Welcome to “Who the Folk?!” Every week on Monday we feature a new member of the community as our “Person of the Week.” Last week week we got to know Re’ema Absey. This week meet Ilan Sinelnikov! Know someone we should feature? Nominate them by sending an email to firstname.lastname@example.org.
Ilan: I am originally from Rehovot, Israel, but I’ve been living in Minnesota for the past six years.
TCJ: What brought you here?
Ilan: In 2008 my father was offered employment in Minnesota and our family immigrated to the US.
TCJ: You’re currently a senior at the U of M, where you (and your sister) started Students Supporting Israel (SSI). What is SSI, and why did you start it?
Ilan: Students Supporting Israel is a campus movement that started at the University of Minnesota in 2012, and currently includes 13 chapters located in 9 different states in the USA, in addition to another international chapter in Toronto, Canada. It was founded by my sister, Valeria Chazin, and I as a direct response to the “Israel Apartheid Week” events on the University of Minnesota campus in the spring of 2012. For a full week students were creating what I call, “The industry of lies” in regards to Israel. The things students — with the support of professors — blamed Israel for were just outrageous, and there was no voice on campus to combat it. Our goal at that time was to reassure those students in opposition to the demonization of the state of Israel that they were not alone and that they should not be afraid to speak in defense of Israel. While this remains one of our principal goals today, the group has evolved to include educating students about current events in the Middle East as well as provide a clear and confident pro-Israel voice on college campuses across the United States. We believe that the knowledge of Israel’s history and its current day-to-day reality will promote a better understand of Israel and its hope for a peaceful existence in the Middle East.
TCJ: Do you have any plans yet for after you graduate?
Ilan: My immediate plan for after graduation is to continue working with SSI and keep developing it as a nonprofit organization and movement. [They are in the process of making SSI a 501(c)(3) non-profit, as well as expanding it to even more campuses.] SSI’s success so far is an important indicator of the need for pro-Israel advocacy on our campuses. I love working with the amazing student leaders and activists from across the nation, as well as with different Pro-Israel groups in the community. I believe that SSI has great potential to change the anti-Israel climate on college campuses, and I would love to see this happen.
TCJ: Are you involved in any other TC organizations?
Ilan: I attend many of the Jewish community events in the twin cities. I am involved in Hillel, Chabad, Minnesotans against Terrorism, and I attend the Federations’ Young Leadership group. Also, this summer I was interning for the Republican Party of Minnesota, in addition to coaching soccer at the Plymouth Soccer Association.

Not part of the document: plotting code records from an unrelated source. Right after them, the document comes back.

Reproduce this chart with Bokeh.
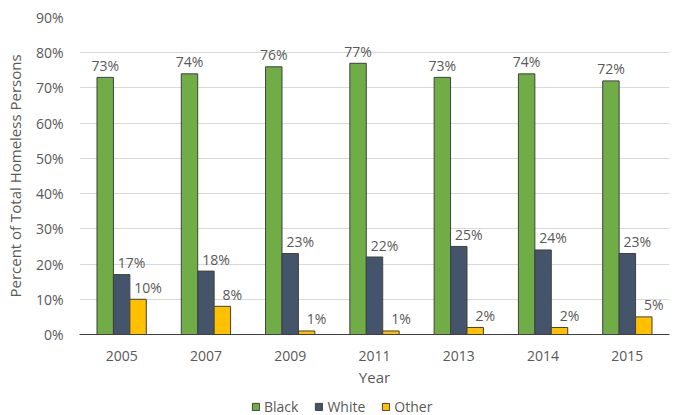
from bokeh.plotting import figure
from bokeh.layouts import column
from bokeh.models import Range1d, FixedTicker, Legend, LegendItem, ColumnDataSource
from bokeh.core.properties import value
from bokeh.embed import file_html
from bokeh.resources import INLINE

years = ["2005", "2007", "2009", "2011", "2013", "2014", "2015"]
black = [73, 74, 76, 77, 73, 74, 72]
white = [17, 18, 23, 22, 25, 24, 23]
other = [10, 8, 1, 1, 2, 2, 5]
series_names = ["Black", "White", "Other"]
y_ticks = [0, 10, 20, 30, 40, 50, 60, 70, 80, 90]

colors = ["#70AD47", "#44546A", "#FFC000"]
offsets = [-0.195, 0.0, 0.195]
label_dx = [0, 10, 10]
FONT = "Open Sans"
GRAY = "#595959"

p = figure(width=683, height=395, output_backend="svg", toolbar_location=None,
           x_range=Range1d(0, len(years)), y_range=Range1d(0, 90),
           min_border_left=79, min_border_right=14, min_border_top=17, min_border_bottom=61)
p.outline_line_color = None
p.background_fill_color = "white"
p.border_fill_color = "white"

p.xgrid.grid_line_color = None
p.ygrid.grid_line_color = "#D9D9D9"
p.ygrid.grid_line_width = 1

series_vals = [black, white, other]
for k, (name, vals) in enumerate(zip(series_names, series_vals)):
    xs = [i + 0.5 + offsets[k] for i in range(len(years))]
    src = ColumnDataSource(dict(x=xs, top=vals, lab=[f"{v}%" for v in vals]))
    p.vbar(x="x", top="top", bottom=0, width=0.195, source=src,
           fill_color=colors[k], line_color="#404040", line_width=1)
    p.text(x="x", y="top", text="lab", source=src, x_offset=label_dx[k], y_offset=-12,
           text_align="center", text_baseline="alphabetic",
           text_font=value(FONT), text_font_size="14px", text_color=GRAY)

p.yaxis.ticker = FixedTicker(ticks=y_ticks)
p.yaxis.major_label_overrides = {t: f"{t}%" for t in y_ticks}
p.yaxis.axis_line_color = None
p.yaxis.major_tick_line_color = None
p.yaxis.minor_tick_line_color = None
p.yaxis.major_tick_out = 0
p.yaxis.major_label_standoff = 16
p.yaxis.major_label_text_font = FONT
p.yaxis.major_label_text_font_size = "14px"
p.yaxis.major_label_text_color = GRAY
p.yaxis.axis_label = "Percent of Total Homeless Persons"
p.yaxis.axis_label_text_font = FONT
p.yaxis.axis_label_text_font_size = "15px"
p.yaxis.axis_label_text_font_style = "normal"
p.yaxis.axis_label_text_color = GRAY
p.yaxis.axis_label_standoff = 8

xt = [i + 0.5 for i in range(len(years))]
p.xaxis.ticker = FixedTicker(ticks=xt)
p.xaxis.major_label_overrides = {t: y for t, y in zip(xt, years)}
p.xaxis.axis_line_color = "#404040"
p.xaxis.axis_line_width = 1
p.xaxis.major_tick_line_color = None
p.xaxis.minor_tick_line_color = None
p.xaxis.major_tick_out = 0
p.xaxis.major_label_standoff = 16
p.xaxis.major_label_text_font = FONT
p.xaxis.major_label_text_font_size = "14px"
p.xaxis.major_label_text_color = GRAY
p.xaxis.axis_label = "Year"
p.xaxis.axis_label_text_font = FONT
p.xaxis.axis_label_text_font_size = "15px"
p.xaxis.axis_label_text_font_style = "normal"
p.xaxis.axis_label_text_color = GRAY
p.xaxis.axis_label_standoff = 3

# legend strip below the chart (its bars lie outside the strip's visible range)
lg = figure(width=683, height=20, output_backend="svg", toolbar_location=None,
            x_range=Range1d(0, len(years)), y_range=Range1d(1000, 1001),
            min_border_left=0, min_border_right=0, min_border_top=0, min_border_bottom=0)
lg.axis.visible = False
lg.grid.visible = False
lg.outline_line_color = None
items = []
for k, (name, vals) in enumerate(zip(series_names, series_vals)):
    xs = [i + 0.5 + offsets[k] for i in range(len(years))]
    r = lg.vbar(x=xs, top=vals, bottom=0, width=0.195,
                fill_color=colors[k], line_color="#404040", line_width=1)
    items.append(LegendItem(label=name, renderers=[r]))
legend = Legend(items=items, orientation="horizontal", location=(172, -1),
                glyph_width=9, glyph_height=9, label_standoff=4, spacing=16,
                label_text_font=FONT, label_text_font_size="14px", label_text_color=GRAY,
                border_line_color=None, background_fill_alpha=0, padding=0, margin=0)
lg.add_layout(legend, "center")

layout = column(p, lg, spacing=0)
open("out.html", "w").write(file_html(layout, INLINE))
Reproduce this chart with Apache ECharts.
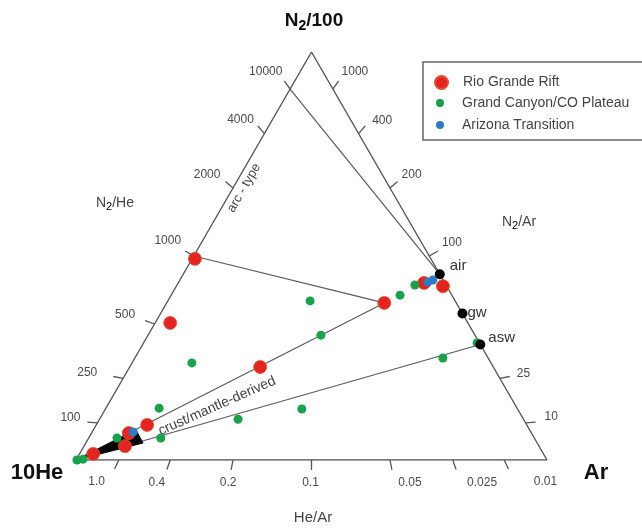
<!DOCTYPE html>
<html><head><meta charset="utf-8">
<script src="https://cdn.jsdelivr.net/npm/echarts@6/dist/echarts.min.js"></script>
<style>html,body{margin:0;padding:0;background:#fff}#c{width:642px;height:531px}</style>
</head><body><div id="c"></div>
<script>
// ---------- DATA (ternary compositions, percent: [N2/100, 10He, Ar]) ----------
const seriesNames = ['Rio Grande Rift', 'Grand Canyon/CO Plateau', 'Arizona Transition'];
const rioGrandeRift = [[49.3,50.1,0.6],[33.6,63.2,3.2],[38.5,15.3,46.2],[22.8,49.5,27.7],[8.6,80.6,10.8],
  [6.6,85.5,7.9],[3.4,87.9,8.7],[1.5,95.7,2.9],[43.4,4.4,52.2],[42.6,0.8,56.6]];
const grandCanyon = [[0,99.8,0.2],[0.2,98.4,1.4],[5.4,88.6,6.0],[12.7,76.0,11.3],[5.4,79.3,15.3],[23.8,63.5,12.7],
  [10.0,60.6,29.4],[12.5,45.8,41.7],[39.0,30.8,30.2],[30.6,32.7,36.7],[40.4,11.0,48.6],[42.9,6.6,50.5],
  [28.7,0.5,70.8],[25.0,9.6,65.4]];
const arizonaTransition = [[6.9,84.5,8.7],[43.6,3.5,52.9],[44.1,2.2,53.7]];
// reference atmospheric / water end-members (N2/Ar ratio, He ~ 0)
const refNames = ['air', 'gw', 'asw'];
const refN2Ar = [83.6, 56, 39.5];
// crust/mantle end-member where the mixing lines meet
const mixEndMember = [38.5, 15.3, 46.2];
// mantle wedge field near 10He apex
const mantleWedge = [[0,100,0],[7.35,83.6,9.05],[4.17,83.7,12.15]];
// axis ticks
const n2HeTicks = [10000, 4000, 2000, 1000, 500, 250, 100];
const n2ArTicks = [1000, 400, 200, 100, 25, 10];
const heArTicks = [1.0, 0.4, 0.2, 0.1, 0.05, 0.025, 0.01];
const heArTickLabels = ['1.0', '0.4', '0.2', '0.1', '0.05', '0.025', '0.01'];

// ---------- LAYOUT ----------
const leftLabelShift = [[-2,-9],[-4,-6],[-5,-6.5],[-4,-10],[-10,-6],[-16,-3.5],[-7,-4]];
const rightLabelShift = [[3,-9],[7,-5],[4,-6.5],[4,-8],[7,-3],[9,-5]];
const bottomLabelShift = [[-18,13],[-10,13],[-3,13],[-1,13],[18,13],[26,13],[37,13]];
const TICK = 10;
const FONT = "'Liberation Sans', Arial, sans-serif";

const SQ = Math.sqrt(3) / 2;
function tern(n2, he, ar) { const s = n2 + he + ar; const t = n2 / s, r = ar / s; return [r + t / 2, t * SQ]; }
const tv = d => tern(d[0], d[1], d[2]);
function onN2He(R) { return tern(R / 1000, 1, 0); }
function onN2Ar(R) { return tern(R / 100, 0, 1); }
function onHeAr(R) { return tern(0, 10 * R, 1); }
const V_HE = tern(0,1,0), V_AR = tern(0,0,1), V_N2 = tern(1,0,0);

const tickItems = [];
n2HeTicks.forEach((v, i) => tickItems.push({ value: [0, v], edge: 0, p: onN2He(v), from: V_AR, label: String(v), shift: leftLabelShift[i] }));
n2ArTicks.forEach((v, i) => tickItems.push({ value: [1, v], edge: 1, p: onN2Ar(v), from: V_HE, label: String(v), shift: rightLabelShift[i] }));
heArTicks.forEach((v, i) => tickItems.push({ value: [2, v], edge: 2, p: onHeAr(v), from: V_N2, label: heArTickLabels[i], shift: bottomLabelShift[i] }));

function renderTick(params, api) {
  const it = tickItems[params.dataIndex];
  const P = api.coord(it.p), F = api.coord(it.from);
  let dx = P[0] - F[0], dy = P[1] - F[1]; const L = Math.hypot(dx, dy); dx /= L; dy /= L;
  const E = [P[0] + dx * TICK, P[1] + dy * TICK];
  const align = it.edge === 0 ? 'right' : (it.edge === 1 ? 'left' : 'center');
  return { type: 'group', children: [
    { type: 'line', shape: { x1: P[0], y1: P[1], x2: E[0], y2: E[1] }, style: { stroke: '#555', lineWidth: 1.3 } },
    { type: 'text', x: E[0] + it.shift[0], y: E[1] + it.shift[1],
      style: { text: it.label, fill: '#4a4a4a', font: '12px ' + FONT, align: align, verticalAlign: 'middle' } }
  ]};
}

function renderWedge(params, api) {
  const pts = mantleWedge.map(d => api.coord(tv(d)));
  return { type: 'polygon', shape: { points: pts }, style: { fill: '#000', stroke: '#000', lineWidth: 1 } };
}

function lineSeries(a, b, color, width) {
  return { type: 'line', data: [a, b], symbol: 'none', silent: true, animation: false, z: 1,
    lineStyle: { color: color || '#5a5a5a', width: width || 1.2 } };
}

const refPts = refN2Ar.map(onN2Ar);
const refLabelOffset = [[0,-8],[-5,-1],[-2,-7]];

const rich = (size, weight, color) => ({
  a: { fontSize: size, fontWeight: weight, fill: color, color: color, fontFamily: FONT },
  s: { fontSize: Math.round(size * 0.75), fontWeight: weight, color: color, fontFamily: FONT, padding: [Math.round(size * 0.5), 0, 0, 0] }
});

const chart = echarts.init(document.getElementById('c'), null, { renderer: 'canvas' });
chart.setOption({
  animation: false,
  backgroundColor: '#fff',
  grid: { left: 76, top: 52, width: 471, height: 408, containLabel: false },
  xAxis: { type: 'value', min: 0, max: 1, show: false },
  yAxis: { type: 'value', min: 0, max: SQ, show: false },
  legend: [
    { data: [{ name: seriesNames[0], icon: 'circle' }], left: 434, top: 75, padding: 0, itemWidth: 13, itemHeight: 13,
      selectedMode: false, textStyle: { fontSize: 14, color: '#444', fontFamily: FONT, padding: [0,0,0,10] } },
    { data: [{ name: seriesNames[1], icon: 'circle' }, { name: seriesNames[2], icon: 'circle' }], orient: 'vertical',
      left: 436, top: 95, padding: 0, itemWidth: 8, itemHeight: 8, itemGap: 6, selectedMode: false,
      textStyle: { fontSize: 14, color: '#444', fontFamily: FONT, lineHeight: 16, padding: [0,0,0,13] } }
  ],
  graphic: [
    { type: 'rect', shape: { x: 423, y: 62, width: 230, height: 78 }, style: { fill: 'none', stroke: '#666', lineWidth: 1.5 }, z: 0 },
    { type: 'text', x: 314, y: 21, style: { text: '{a|N}{s|2}{a|/100}', rich: rich(19, 'bold', '#111'), align: 'center', verticalAlign: 'middle' } },
    { type: 'text', x: 37, y: 473, style: { text: '10He', font: 'bold 22px ' + FONT, fill: '#111', align: 'center', verticalAlign: 'middle' } },
    { type: 'text', x: 596, y: 473, style: { text: 'Ar', font: 'bold 22px ' + FONT, fill: '#111', align: 'center', verticalAlign: 'middle' } },
    { type: 'text', x: 313, y: 518, style: { text: 'He/Ar', font: '15px ' + FONT, fill: '#444', align: 'center', verticalAlign: 'middle' } },
    { type: 'text', x: 115, y: 203, style: { text: '{a|N}{s|2}{a|/He}', rich: rich(14, 'normal', '#444'), align: 'center', verticalAlign: 'middle' } },
    { type: 'text', x: 519, y: 222, style: { text: '{a|N}{s|2}{a|/Ar}', rich: rich(14, 'normal', '#444'), align: 'center', verticalAlign: 'middle' } },
    { type: 'text', x: 244, y: 188, rotation: 60 * Math.PI / 180, style: { text: 'arc - type', font: '13px ' + FONT, fill: '#444', align: 'center', verticalAlign: 'middle' } },
    { type: 'text', x: 217, y: 406, rotation: 24 * Math.PI / 180, style: { text: 'crust/mantle-derived', font: '14px ' + FONT, fill: '#444', align: 'center', verticalAlign: 'middle' } }
  ],
  series: [
    { type: 'line', data: [V_HE, V_AR, V_N2, V_HE], symbol: 'none', silent: true, z: 1, lineStyle: { color: '#555', width: 1.4 } },
    lineSeries(onN2He(10000), refPts[0]),
    lineSeries(onN2He(1000), tv(mixEndMember)),
    lineSeries(V_HE, tv(mixEndMember)),
    lineSeries(V_HE, refPts[2]),
    { type: 'custom', renderItem: renderTick, data: tickItems.map(t => t.value), clip: false, silent: true, z: 2 },
    { type: 'custom', renderItem: renderWedge, data: [[0, 0]], clip: false, silent: true, z: 2 },
    { name: seriesNames[0], type: 'scatter', data: rioGrandeRift.map(tv), symbol: 'circle', symbolSize: 13, z: 3,
      itemStyle: { color: '#e5231f', borderColor: '#e05030', borderWidth: 0.8, opacity: 1 } },
    { name: seriesNames[1], type: 'scatter', data: grandCanyon.map(tv), symbol: 'circle', symbolSize: 9, z: 4,
      itemStyle: { color: '#17a24b', opacity: 1 } },
    { name: seriesNames[2], type: 'scatter', data: arizonaTransition.map(tv), symbol: 'circle', symbolSize: 9, z: 5,
      itemStyle: { color: '#2b7cc4', opacity: 1 } },
    { name: 'reference', type: 'scatter', symbol: 'circle', symbolSize: 10, z: 6, itemStyle: { color: '#000', opacity: 1 },
      data: refPts.map((p, i) => ({ value: p, label: { show: true, formatter: refNames[i], position: 'right', offset: refLabelOffset[i],
        fontSize: 15, color: '#333', fontFamily: FONT } })) }
  ]
});
</script></body></html>
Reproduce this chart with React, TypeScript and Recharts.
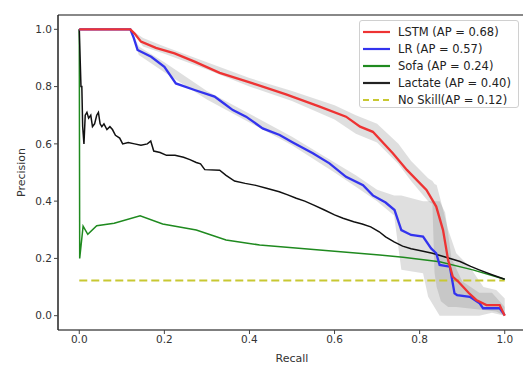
import React from 'react';
import { ComposedChart, Line, Area, XAxis, YAxis, ReferenceLine } from 'recharts';

// [recall, precision]
const lstmPoints = [
  [0, 1], [0.12, 1], [0.13, 0.985], [0.145, 0.957], [0.18, 0.935], [0.224, 0.916], [0.271, 0.887],
  [0.33, 0.848], [0.408, 0.811], [0.486, 0.773], [0.565, 0.73], [0.627, 0.695], [0.66, 0.66],
  [0.69, 0.642], [0.737, 0.567], [0.77, 0.509], [0.816, 0.439], [0.839, 0.381], [0.855, 0.299],
  [0.867, 0.194], [0.878, 0.136], [0.89, 0.12], [0.902, 0.101], [0.915, 0.08], [0.933, 0.055],
  [0.957, 0.037], [0.988, 0.037], [1.0, 0.0],
];

const lrPoints = [
  [0, 1], [0.12, 1], [0.128, 0.97], [0.137, 0.928], [0.169, 0.904], [0.2, 0.869], [0.227, 0.811],
  [0.271, 0.788], [0.318, 0.765], [0.341, 0.74], [0.361, 0.718], [0.392, 0.695], [0.431, 0.654],
  [0.471, 0.631], [0.502, 0.605], [0.549, 0.567], [0.588, 0.532], [0.627, 0.485], [0.667, 0.456],
  [0.69, 0.42], [0.72, 0.395], [0.741, 0.369], [0.757, 0.299], [0.78, 0.282], [0.808, 0.276],
  [0.827, 0.235], [0.839, 0.218], [0.847, 0.177], [0.871, 0.171], [0.882, 0.078], [0.888, 0.072],
  [0.918, 0.066], [0.941, 0.043], [0.949, 0.026], [0.988, 0.026], [1.0, 0.002],
];

const sofaPoints = [
  [0, 1], [0.001, 0.2], [0.009, 0.313], [0.02, 0.284], [0.041, 0.314], [0.082, 0.323], [0.143, 0.349],
  [0.196, 0.32], [0.275, 0.299], [0.345, 0.264], [0.424, 0.247], [0.6, 0.225], [0.706, 0.212],
  [0.761, 0.204], [0.847, 0.188], [0.925, 0.16], [1.0, 0.127],
];

const lactatePoints = [
  [0, 1], [0.004, 0.8], [0.006, 0.8], [0.008, 0.66], [0.011, 0.6], [0.014, 0.7], [0.018, 0.71],
  [0.022, 0.69], [0.027, 0.7], [0.031, 0.66], [0.036, 0.67], [0.041, 0.7], [0.045, 0.71], [0.049, 0.67],
  [0.053, 0.66], [0.058, 0.67], [0.065, 0.65], [0.072, 0.66], [0.078, 0.65], [0.085, 0.63],
  [0.095, 0.62], [0.102, 0.6], [0.115, 0.605], [0.13, 0.6], [0.145, 0.595], [0.16, 0.6], [0.168, 0.61],
  [0.175, 0.575], [0.19, 0.57], [0.205, 0.56], [0.225, 0.56], [0.245, 0.553], [0.26, 0.545],
  [0.275, 0.535], [0.285, 0.53], [0.295, 0.51], [0.33, 0.508], [0.345, 0.49], [0.365, 0.47],
  [0.39, 0.462], [0.415, 0.455], [0.44, 0.445], [0.47, 0.433], [0.49, 0.422], [0.51, 0.41],
  [0.53, 0.4], [0.55, 0.387], [0.575, 0.37], [0.6, 0.352], [0.62, 0.34], [0.645, 0.328],
  [0.665, 0.32], [0.685, 0.31], [0.705, 0.293], [0.72, 0.275], [0.74, 0.258], [0.76, 0.243],
  [0.78, 0.234], [0.8, 0.228], [0.83, 0.218], [0.86, 0.205], [0.895, 0.189], [0.92, 0.172],
  [0.94, 0.16], [0.97, 0.143], [1.0, 0.127],
];

const noSkillPoints = [[0, 0.123], [1.0, 0.123]];

// [recall, lower, upper]
const lstmBand = [
  [0.12, 1, 1], [0.15, 0.94, 0.97], [0.2, 0.915, 0.94], [0.3, 0.86, 0.885], [0.4, 0.8, 0.83],
  [0.5, 0.75, 0.785], [0.6, 0.685, 0.735], [0.65, 0.635, 0.7], [0.7, 0.605, 0.67], [0.75, 0.53, 0.6],
  [0.78, 0.47, 0.54], [0.82, 0.4, 0.48], [0.83, 0.39, 0.47], [0.835, 0.15, 0.46], [0.84, 0.1, 0.456],
  [0.85, 0.05, 0.4], [0.867, 0.03, 0.3], [0.886, 0.03, 0.218], [0.918, 0.025, 0.17], [0.95, 0.02, 0.1],
  [0.98, 0.015, 0.09], [1.0, 0.0, 0.06],
];

const lrBand = [
  [0.12, 1, 1], [0.14, 0.91, 0.94], [0.2, 0.85, 0.885], [0.3, 0.755, 0.785], [0.4, 0.675, 0.705],
  [0.5, 0.595, 0.625], [0.6, 0.5, 0.535], [0.65, 0.45, 0.49], [0.7, 0.4, 0.44], [0.74, 0.35, 0.42],
  [0.757, 0.16, 0.42], [0.808, 0.148, 0.4], [0.82, 0.066, 0.4], [0.847, 0.0, 0.4], [0.86, 0.0, 0.36],
  [0.875, 0.0, 0.2], [0.9, 0.0, 0.12], [0.94, 0.0, 0.08], [0.97, 0.01, 0.08], [1.0, 0.0, 0.03],
];

const axisTicks = [0, 0.2, 0.4, 0.6, 0.8, 1.0];

const legendItems = [
  { label: 'LSTM (AP = 0.68)', color: '#ee3333', dash: '' },
  { label: 'LR (AP = 0.57)', color: '#3333ee', dash: '' },
  { label: 'Sofa (AP = 0.24)', color: '#1f8a1f', dash: '' },
  { label: 'Lactate (AP = 0.40)', color: '#222222', dash: '' },
  { label: 'No Skill(AP = 0.12)', color: '#c8c832', dash: '6 4' },
];

const toPts = (arr: number[][]) => arr.map(([x, y]) => ({ x, y }));
const toBand = (arr: number[][]) => arr.map(([x, lo, hi]) => ({ x, range: [lo, hi] }));

const FONT = '"DejaVu Sans", sans-serif';

const LegendBox = () => (
  <div style={{
    position: 'absolute',
    left: 359,
    top: 20,
    width: 160,
    height: 88,
    border: '1px solid #d0d0d0',
    borderRadius: 3,
    background: 'rgba(255,255,255,0.85)',
    fontFamily: FONT,
    fontSize: 11.5,
    color: '#222',
    boxSizing: 'border-box',
    paddingTop: 2,
  }}>
    {legendItems.map(item => (
      <div key={item.label} style={{ display: 'flex', alignItems: 'center', height: 17 }}>
        <svg width={34} height={10} style={{ marginLeft: 1, marginRight: 3 }}>
          <line x1={2} y1={5} x2={29} y2={5} stroke={item.color} strokeWidth={2.2} strokeDasharray={item.dash || undefined} />
        </svg>
        <span>{item.label}</span>
      </div>
    ))}
  </div>
);

export default function App() {
  const tickStyle = { fontFamily: FONT, fontSize: 10.5, fill: '#333' };
  return (
    <div style={{ position: 'absolute', left: 0, top: 0, width: 523, height: 365, overflow: 'hidden', background: '#fff' }}>
      <ComposedChart width={540} height={365} margin={{ top: 15, right: 14, bottom: 0, left: 0 }}>
        <XAxis
          type="number"
          dataKey="x"
          domain={[-0.05, 1.05]}
          ticks={axisTicks}
          allowDataOverflow
          tickFormatter={(v: number) => v.toFixed(1)}
          tick={tickStyle}
          tickSize={4}
          height={35}
          stroke="#444"
          axisLine={{ stroke: '#555', strokeWidth: 1.5 }}
          tickLine={{ stroke: '#444' }}
          label={(props: any) => {
            const vb = props.viewBox;
            return (
              <text x={vb.x + vb.width / 2} y={362} textAnchor="middle" fontFamily={FONT} fontSize={11} fill="#333">
                Recall
              </text>
            );
          }}
        />
        <YAxis
          type="number"
          domain={[-0.05, 1.05]}
          ticks={axisTicks}
          allowDataOverflow
          tickFormatter={(v: number) => v.toFixed(1)}
          tick={tickStyle}
          tickSize={4}
          width={58}
          axisLine={{ stroke: '#222', strokeWidth: 1.5 }}
          tickLine={{ stroke: '#444' }}
          label={(props: any) => {
            const vb = props.viewBox;
            const cy = vb.y + vb.height / 2;
            return (
              <text x={22} y={cy} transform={`rotate(-90, 22, ${cy})`} textAnchor="middle" dominantBaseline="middle" fontFamily={FONT} fontSize={11} fill="#333">
                Precision
              </text>
            );
          }}
        />
        <ReferenceLine y={1.05} stroke="#888" strokeWidth={2} ifOverflow="visible" />
        <Area data={toBand(lstmBand)} dataKey="range" type="linear" stroke="none" fill="#808080" fillOpacity={0.25} isAnimationActive={false} />
        <Area data={toBand(lrBand)} dataKey="range" type="linear" stroke="none" fill="#808080" fillOpacity={0.25} isAnimationActive={false} />
        <Line data={toPts(noSkillPoints)} dataKey="y" type="linear" stroke="#c8c832" strokeWidth={2} strokeDasharray="8 4" dot={false} isAnimationActive={false} />
        <Line data={toPts(sofaPoints)} dataKey="y" type="linear" stroke="#1f8a1f" strokeWidth={1.5} dot={false} isAnimationActive={false} />
        <Line data={toPts(lactatePoints)} dataKey="y" type="linear" stroke="#111" strokeWidth={1.5} dot={false} isAnimationActive={false} />
        <Line data={toPts(lrPoints)} dataKey="y" type="linear" stroke="#3333ee" strokeWidth={2.3} dot={false} isAnimationActive={false} />
        <Line data={toPts(lstmPoints)} dataKey="y" type="linear" stroke="#ee3333" strokeWidth={2.3} dot={false} isAnimationActive={false} />
      </ComposedChart>
      <LegendBox />
    </div>
  );
}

TCJ: What’s your favorite way to celebrate Shabbat?
Ilan: Shabbat is when I love to spend time with my family and close friends. Nothing can get better than that.
TCJ: What’s your favorite Jewish holiday?
Ilan: Passover is my favorite holiday, because I think that its symbolism is very important. On this holiday we were able to get our freedom, and today the Jewish people are free on our land in Israel. Passover is a reminder that freedom isn’t free, therefore, also a good reminder for why we need to protect the state of Israel and defend it.
TCJ: What’s your favorite Jewish food?
Ilan: Whatever my mom cooks is my favorite Jewish food (I hope she reads this line when it’s published).
TCJ: Who is the coolest Jew?
Ilan: Menachem Begin, the founder of the Likud and the 6th Prime Minister of Israel. He represented many things that I believe in, like being proud of your heritage and bringing people from different backgrounds together
TCJ: Here’s where we ask whether you’ve been to Israel. Clearly you have. But from someone who’s lived there most of his life, what, to you, makes Israel so special?
Ilan: I don’t even know where I can start, because I can write a whole paper answering that question. However, what makes Israel special is the fact that this is the homeland for the Jewish people. There is a special feeling walking on the streets during a holiday, when you know that the entire city is celebrating the same holiday with you and preparing the same dinner for Shabbat. To me Israel is our dream that came true, where you can always feel as a part of a large family. It is something that our great-grandparents’ generation did not have, the feeling that you are not a guest in a country, but that you are at home.
TCJ: What’s your favorite summer activity?
Ilan: Playing soccer. Without soccer I wouldn’t be the same person. I’ve been playing it since I was five years old.
TCJ: Give us one more reason why you’re folking awesome!
Ilan: I can cross a soccer field a few times with a ball on my head without dropping it — any size of a ball. I don’t think anyone else I know can do it.